### GIVEN INFORMATION
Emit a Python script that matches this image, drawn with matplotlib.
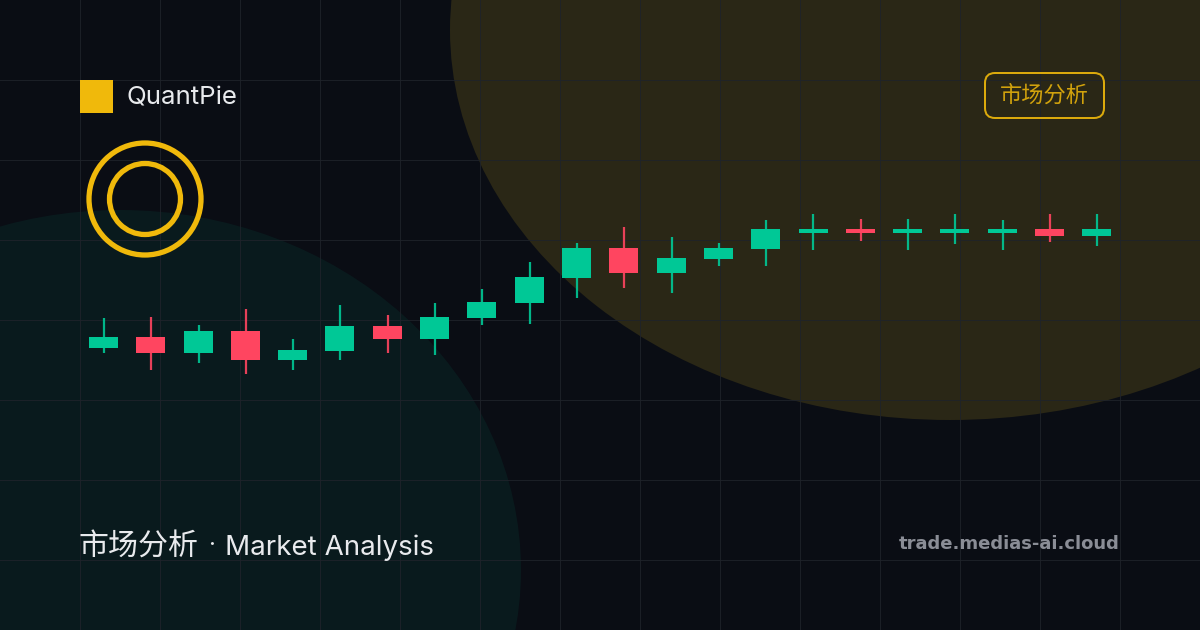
import matplotlib
matplotlib.use("Agg")
import matplotlib.pyplot as plt
from matplotlib.patches import Ellipse, Circle, Rectangle, FancyBboxPatch
import numpy as np

# candles, price = height above the bottom edge of the card
opens = [282, 277, 277, 270, 270, 279, 291, 291, 312, 327, 352, 357, 357, 371, 381, 397, 397, 397, 397, 397, 394, 394]
closes = [293, 293, 299, 299, 280, 304, 304, 313, 328, 353, 382, 382, 372, 382, 401, 401, 401, 401, 401, 401, 401, 401]
highs = [312, 313, 305, 321, 291, 325, 315, 327, 341, 368, 387, 403, 393, 387, 410, 416, 411, 411, 416, 410, 416, 416]
lows = [277, 260, 267, 256, 260, 270, 277, 275, 305, 306, 332, 342, 337, 364, 364, 380, 389, 380, 386, 380, 388, 384]
red_days = [1, 3, 6, 11, 16, 20]

BG = "#0a0d14"
GRID = "#1f232a"
GOLD = "#f0b90b"
GREEN = "#00c896"
RED = "#ff4560"

plt.rcParams["font.family"] = ["Inter", "Noto Sans CJK SC", "DejaVu Sans"]

fig = plt.figure(figsize=(12, 6.3), dpi=100, facecolor=BG)

# card layer in pixels
ax = fig.add_axes([0, 0, 1, 1], facecolor=BG)
ax.set_xlim(0, 1200)
ax.set_ylim(630, 0)
ax.set_xticks(np.arange(80, 1200, 80))
ax.set_yticks(np.arange(80, 630, 80))
ax.grid(True, color=GRID, linewidth=0.72, alpha=0.85)
ax.set_axisbelow(False)
ax.tick_params(length=0, labelbottom=False, labelleft=False)
for s in ax.spines.values():
    s.set_visible(False)

ax.add_patch(Ellipse((950, 30), 1000, 780, fc="#2a2716", ec="none", zorder=1))
ax.add_patch(Ellipse((120, 570), 802, 720, fc=GREEN, alpha=0.07, ec="none", zorder=1))

ax.add_patch(Rectangle((80, 80), 33, 33, fc=GOLD, ec="none", zorder=3))
ax.add_patch(Circle((145, 199), 56, fc="none", ec=GOLD, lw=3.8, zorder=3))
ax.add_patch(Circle((145, 199), 35.5, fc="none", ec=GOLD, lw=3.8, zorder=3))

ax.add_patch(FancyBboxPatch((995, 83), 99, 25, boxstyle="round,pad=10,rounding_size=10",
                            fc="none", ec=GOLD, lw=1.44, alpha=0.9, zorder=3))

ax.text(126, 96, "QuantPie", color="#e8eaed", fontsize=18.6, va="center_baseline", zorder=4)
ax.text(1044, 95, "市场分析", color=GOLD, alpha=0.85, fontsize=16, ha="center", va="center", zorder=4)
ax.text(79, 548, "市场分析", color="#e8eaed", fontsize=21.6, va="center", zorder=4)
ax.text(212, 546, "·", color="#e8eaed", fontsize=17, ha="center", va="center", zorder=4)
ax.text(225, 545, "Market Analysis", color="#e8eaed", fontsize=20, va="center_baseline", zorder=4)
ax.text(1120, 544, "trade.medias-ai.cloud", color="#8a8d96", fontsize=13, fontweight="bold",
        family="DejaVu Sans", ha="right", va="center", zorder=4)

# candle layer, same rectangle, x in day numbers
ax2 = fig.add_axes([0, 0, 1, 1], facecolor="none")
ax2.set_xlim(-103.5 / 47.3, (1200 - 103.5) / 47.3)
ax2.set_ylim(0, 630)
ax2.axis("off")

days = np.arange(len(opens))
opens = np.array(opens)
closes = np.array(closes)
colors = [RED if d in red_days else GREEN for d in days]
ax2.vlines(days + 0.01, lows, highs, colors=colors, linewidth=1.6, alpha=0.9, zorder=2)
ax2.bar(days, closes - opens, bottom=opens, width=29 / 47.3, color=colors, zorder=3)

fig.savefig("out.png", dpi=100, facecolor=BG)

### WRITTEN INSTRUCTION
Reproduce every line of the listing above in which the string "matplotlib" appears.

### THE ANSWER
Emit a Python script that matches this image, drawn with matplotlib.
import matplotlib
matplotlib.use("Agg")
import matplotlib.pyplot as plt
from matplotlib.patches import Ellipse, Circle, Rectangle, FancyBboxPatch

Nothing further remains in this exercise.